** START OF GIVEN INFORMATION **
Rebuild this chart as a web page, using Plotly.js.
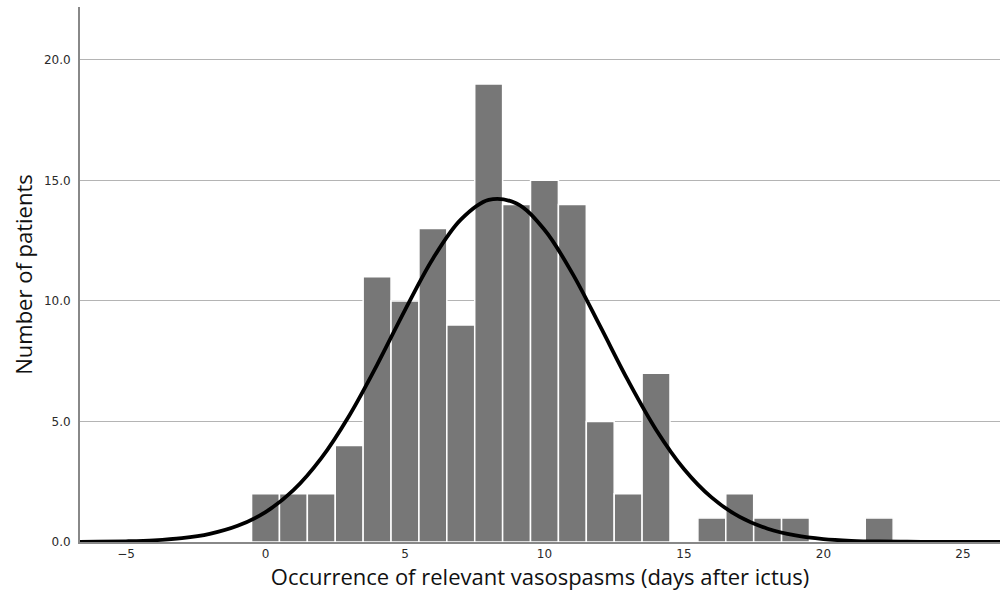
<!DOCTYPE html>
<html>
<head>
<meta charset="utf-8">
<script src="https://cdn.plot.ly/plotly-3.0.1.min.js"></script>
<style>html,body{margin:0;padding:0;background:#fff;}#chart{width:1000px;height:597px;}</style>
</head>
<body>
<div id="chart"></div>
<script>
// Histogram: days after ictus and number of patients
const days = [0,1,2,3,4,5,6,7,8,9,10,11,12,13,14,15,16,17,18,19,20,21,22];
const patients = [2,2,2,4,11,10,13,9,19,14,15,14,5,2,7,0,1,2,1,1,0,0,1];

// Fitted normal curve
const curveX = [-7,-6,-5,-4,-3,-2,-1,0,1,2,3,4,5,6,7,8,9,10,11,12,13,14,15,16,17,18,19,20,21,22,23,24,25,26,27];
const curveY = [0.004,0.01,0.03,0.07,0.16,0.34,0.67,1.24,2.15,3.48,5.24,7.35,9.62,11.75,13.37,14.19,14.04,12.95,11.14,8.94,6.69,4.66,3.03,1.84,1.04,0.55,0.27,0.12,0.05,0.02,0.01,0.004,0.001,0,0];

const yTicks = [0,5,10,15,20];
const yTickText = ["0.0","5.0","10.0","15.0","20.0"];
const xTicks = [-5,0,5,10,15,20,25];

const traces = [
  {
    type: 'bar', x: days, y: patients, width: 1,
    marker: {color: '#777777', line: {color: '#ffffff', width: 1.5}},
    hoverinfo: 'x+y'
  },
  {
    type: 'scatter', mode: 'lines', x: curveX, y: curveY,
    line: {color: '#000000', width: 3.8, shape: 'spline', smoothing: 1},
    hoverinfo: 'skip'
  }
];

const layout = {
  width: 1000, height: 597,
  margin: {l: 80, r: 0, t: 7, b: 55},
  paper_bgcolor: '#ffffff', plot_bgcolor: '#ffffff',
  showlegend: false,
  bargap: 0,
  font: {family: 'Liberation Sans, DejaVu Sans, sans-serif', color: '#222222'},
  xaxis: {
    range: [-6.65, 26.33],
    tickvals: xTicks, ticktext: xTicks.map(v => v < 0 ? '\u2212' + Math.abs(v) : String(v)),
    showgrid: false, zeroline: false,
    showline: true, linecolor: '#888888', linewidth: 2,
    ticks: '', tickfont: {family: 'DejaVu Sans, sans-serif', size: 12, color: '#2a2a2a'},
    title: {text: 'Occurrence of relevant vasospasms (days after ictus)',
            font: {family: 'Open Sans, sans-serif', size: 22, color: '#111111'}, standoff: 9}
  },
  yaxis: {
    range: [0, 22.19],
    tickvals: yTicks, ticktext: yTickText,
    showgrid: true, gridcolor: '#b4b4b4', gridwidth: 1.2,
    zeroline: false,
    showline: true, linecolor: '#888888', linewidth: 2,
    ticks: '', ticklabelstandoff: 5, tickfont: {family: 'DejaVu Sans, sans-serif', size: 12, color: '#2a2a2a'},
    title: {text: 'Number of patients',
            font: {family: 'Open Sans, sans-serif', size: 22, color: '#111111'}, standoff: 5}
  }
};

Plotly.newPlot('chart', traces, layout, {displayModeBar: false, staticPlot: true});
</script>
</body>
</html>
** END OF GIVEN INFORMATION **
- _WHAT YOU SHOULD DO_: Transcribe the full listing above exactly, with the images removed.

- _THE SOLUTION_:
Rebuild this chart as a web page, using Plotly.js.
<!DOCTYPE html>
<html>
<head>
<meta charset="utf-8">
<script src="https://cdn.plot.ly/plotly-3.0.1.min.js"></script>
<style>html,body{margin:0;padding:0;background:#fff;}#chart{width:1000px;height:597px;}</style>
</head>
<body>
<div id="chart"></div>
<script>
// Histogram: days after ictus and number of patients
const days = [0,1,2,3,4,5,6,7,8,9,10,11,12,13,14,15,16,17,18,19,20,21,22];
const patients = [2,2,2,4,11,10,13,9,19,14,15,14,5,2,7,0,1,2,1,1,0,0,1];

// Fitted normal curve
const curveX = [-7,-6,-5,-4,-3,-2,-1,0,1,2,3,4,5,6,7,8,9,10,11,12,13,14,15,16,17,18,19,20,21,22,23,24,25,26,27];
const curveY = [0.004,0.01,0.03,0.07,0.16,0.34,0.67,1.24,2.15,3.48,5.24,7.35,9.62,11.75,13.37,14.19,14.04,12.95,11.14,8.94,6.69,4.66,3.03,1.84,1.04,0.55,0.27,0.12,0.05,0.02,0.01,0.004,0.001,0,0];

const yTicks = [0,5,10,15,20];
const yTickText = ["0.0","5.0","10.0","15.0","20.0"];
const xTicks = [-5,0,5,10,15,20,25];

const traces = [
  {
    type: 'bar', x: days, y: patients, width: 1,
    marker: {color: '#777777', line: {color: '#ffffff', width: 1.5}},
    hoverinfo: 'x+y'
  },
  {
    type: 'scatter', mode: 'lines', x: curveX, y: curveY,
    line: {color: '#000000', width: 3.8, shape: 'spline', smoothing: 1},
    hoverinfo: 'skip'
  }
];

const layout = {
  width: 1000, height: 597,
  margin: {l: 80, r: 0, t: 7, b: 55},
  paper_bgcolor: '#ffffff', plot_bgcolor: '#ffffff',
  showlegend: false,
  bargap: 0,
  font: {family: 'Liberation Sans, DejaVu Sans, sans-serif', color: '#222222'},
  xaxis: {
    range: [-6.65, 26.33],
    tickvals: xTicks, ticktext: xTicks.map(v => v < 0 ? '\u2212' + Math.abs(v) : String(v)),
    showgrid: false, zeroline: false,
    showline: true, linecolor: '#888888', linewidth: 2,
    ticks: '', tickfont: {family: 'DejaVu Sans, sans-serif', size: 12, color: '#2a2a2a'},
    title: {text: 'Occurrence of relevant vasospasms (days after ictus)',
            font: {family: 'Open Sans, sans-serif', size: 22, color: '#111111'}, standoff: 9}
  },
  yaxis: {
    range: [0, 22.19],
    tickvals: yTicks, ticktext: yTickText,
    showgrid: true, gridcolor: '#b4b4b4', gridwidth: 1.2,
    zeroline: false,
    showline: true, linecolor: '#888888', linewidth: 2,
    ticks: '', ticklabelstandoff: 5, tickfont: {family: 'DejaVu Sans, sans-serif', size: 12, color: '#2a2a2a'},
    title: {text: 'Number of patients',
            font: {family: 'Open Sans, sans-serif', size: 22, color: '#111111'}, standoff: 5}
  }
};

Plotly.newPlot('chart', traces, layout, {displayModeBar: false, staticPlot: true});
</script>
</body>
</html>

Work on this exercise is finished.